Parliament’s Supervisory Role
Section 119 of the Constitution sets out Parliament’s role and it is worth setting out the section in full:
“(1) Parliament must protect this Constitution and promote democratic governance in Zimbabwe.
(2) Parliament has power to ensure that the provisions of this Constitution are upheld and that the State and all institutions and agencies of government at every level act constitutionally and in the national interest.
(3) For the purposes of subsection (2), all institutions and agencies of the State and government at every level are accountable to Parliament.”
More specifically in regard to public finance, section 299 of the Constitution requires Parliament to monitor and oversee expenditure by the State and all government institutions at all levels, to ensure that all revenue is properly accounted for, that all expenditure has been properly incurred, and that any limits on appropriations have been observed.
It would unduly hamper Parliament in carrying out these functions if Ministers, officials and other persons called to give evidence could refuse to answer questions on vague grounds of State or public privilege, or even on the ground that their answers might be incriminating to themselves or others or protected by lawyer/client privilege.
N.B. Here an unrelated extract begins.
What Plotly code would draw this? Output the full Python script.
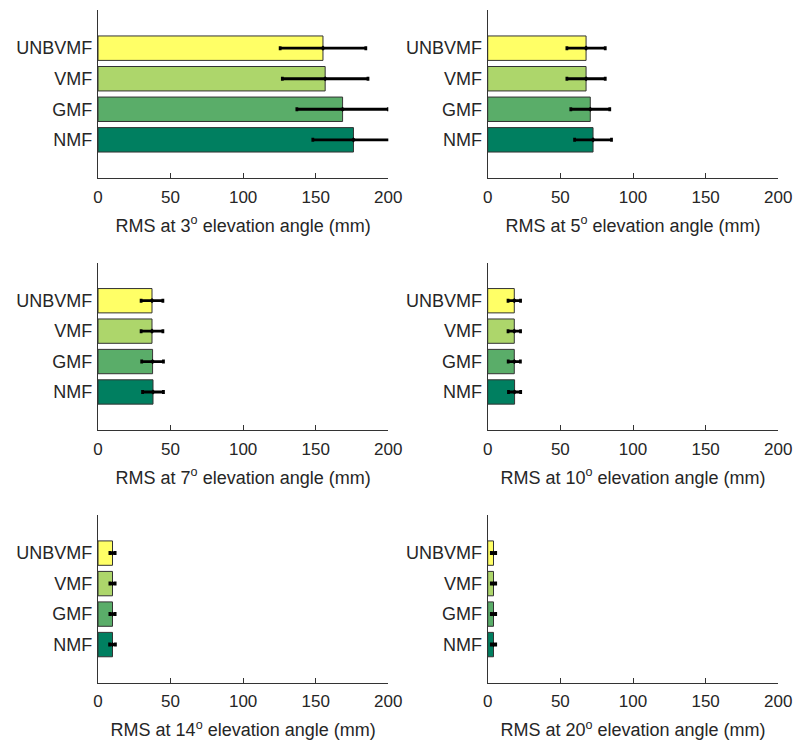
import plotly.graph_objects as go

categories = ["NMF", "GMF", "VMF", "UNBVMF"]
angles = [3, 5, 7, 10, 14, 20]
rms = {
    3: [176.0, 168.5, 156.5, 155.0],
    5: [72.5, 70.6, 67.7, 67.7],
    7: [37.9, 37.6, 37.2, 37.2],
    10: [18.5, 18.3, 18.3, 18.3],
    14: [10.0, 10.0, 10.0, 10.0],
    20: [4.0, 4.0, 4.0, 4.0],
}
err = {
    3: [28.0, 31.5, 29.5, 29.5],
    5: [12.7, 13.4, 13.2, 13.2],
    7: [7.2, 7.5, 7.5, 7.5],
    10: [4.2, 4.2, 4.3, 4.3],
    14: [2.0, 1.8, 1.8, 1.8],
    20: [1.5, 1.5, 1.5, 1.5],
}
colors = ["#007F60", "#5AAD69", "#ADD66B", "#FFFF66"]
x_ticks = [0, 50, 100, 150, 200]

W, H = 794, 741
col_px = [(98, 388.3), (487.7, 778.3)]
row_px = [(10, 178), (262.7, 430), (515, 682.7)]

fig = go.Figure()
ypos = [1, 2, 3, 4]
font = "Liberation Sans, Arial, sans-serif"
txt = "#262626"
axc = "#333333"

for i, a in enumerate(angles):
    r, c = divmod(i, 2)
    n = i + 1
    xs = "x" if n == 1 else f"x{n}"
    ys = "y" if n == 1 else f"y{n}"
    fig.add_trace(go.Bar(
        x=rms[a], y=ypos, orientation="h", width=0.8,
        marker=dict(color=colors, line=dict(color="#333333", width=1)),
        error_x=dict(type="data", array=err[a], color="black", thickness=2.8, width=2),
        xaxis=xs, yaxis=ys, showlegend=False,
    ))
    fig.add_trace(go.Scatter(
        x=rms[a], y=ypos, mode="markers",
        marker=dict(color="black", size=4, symbol="diamond"),
        xaxis=xs, yaxis=ys, showlegend=False,
    ))
    x0, x1 = col_px[c]
    y0, y1 = row_px[r]
    xk = "xaxis" if n == 1 else f"xaxis{n}"
    yk = "yaxis" if n == 1 else f"yaxis{n}"
    fig.layout[xk] = dict(
        domain=[x0 / W, x1 / W], anchor=ys, range=[0, 200], automargin=False,
        tickvals=x_ticks, ticks="inside", ticklen=5, tickcolor=axc,
        ticklabelstandoff=3,
        showline=True, linecolor=axc, linewidth=1.2, showgrid=False, zeroline=False,
        tickfont=dict(family=font, size=17, color=txt),
        title=dict(text=f"RMS at {a}<sup>o</sup> elevation angle (mm)",
                   font=dict(family=font, size=18, color=txt), standoff=13),
        fixedrange=True,
    )
    fig.layout[yk] = dict(
        domain=[1 - y1 / H, 1 - y0 / H], anchor=xs, range=[-0.25, 5.25], automargin=False,
        tickvals=ypos, ticktext=categories, ticks="", ticklabelstandoff=1,
        showline=True, linecolor=axc, linewidth=1.2, showgrid=False, zeroline=False,
        tickfont=dict(family=font, size=18, color=txt),
        fixedrange=True,
    )

fig.update_layout(
    width=W, height=H, margin=dict(l=0, r=0, t=0, b=0),
    paper_bgcolor="white", plot_bgcolor="white", bargap=0.2,
)
fig.write_html("out.html")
To answer the question we posed at the beginning of this bulletin: people who have been summoned to give evidence before Parliament or a parliamentary committee are generally not entitled to refuse to answer questions put to them.
The only ground on which they can legitimately do so is the one set out in section 12 of the Privileges, Immunities and Powers of Parliament Act, namely that of privilege in the public interest – and it is for Parliament or its committee to determine whether the witness is entitled to that privilege.